馳浩の古典こらむ

 とび下(お)りて          
 弾みやまずよ
 寒雀

 川端茅舎(ぼうしゃ)
1897〜1941
『華巌』所収


 新春を迎え、街の隅々までにぎやか。昨年一年間をふりかえり、反省すべきことも後悔することも多々あろう。しかし、そんなマイナス部分をさておいて、一年の計をこの元旦に立てた人も多いのではなかろうか。

 新春のよろこびは、何も身の回りの華やかさの中にばかりあるのではない。私はテレビを通して観戦する箱根駅伝の力走にこそ、感動の中に一年のスタートを実感する。

 全国の大学から選び抜かれた十五校の精鋭が一本のたすきに汗の重さと走る喜びとチームの心のきずなを託して競い合う。抜きつ抜かれつの大レースが展開される。私も母校の活躍ぶりに関心を持つ一人である。

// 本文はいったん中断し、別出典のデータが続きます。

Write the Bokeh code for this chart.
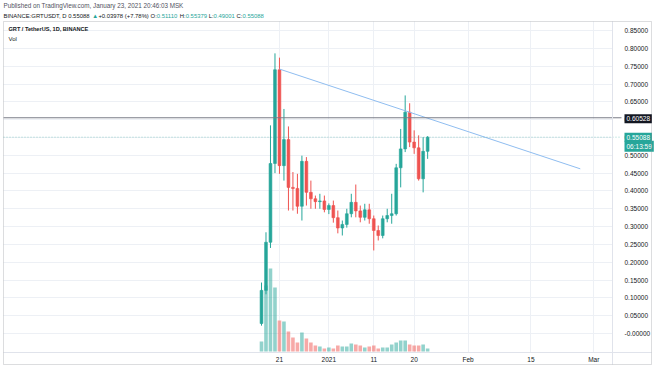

 ただ単に一本のたすきをつないで走るだけなのに、どうして観(み)ている我々は熱くなってしまうのだろう。まぶしい若さへのあこがれか。一年間の努力に対する敬意か。選ばれし者たちへの畏敬の念か。一本のたすきにこめられた連帯感に、社会の縮図を認めてのことか。いずれにせよ、テレビの前で手に汗握って応援して燃えているのは私だけであるまい。この句は「寒中の雀(すずめ)がパッととび下りて来て、ちょんちょんと弾むようにはねまわっているよ」の意。弾みやまない雀のよろこばしげな様子と、スタートの号砲と共に走り出る駅伝の様子がオーバーラップして見える。

 一人一人の選手にはそれぞれのドラマがある。一人一人が勝者である。

限界に挑戦するスポーツマンは、まさしく新年の象徴。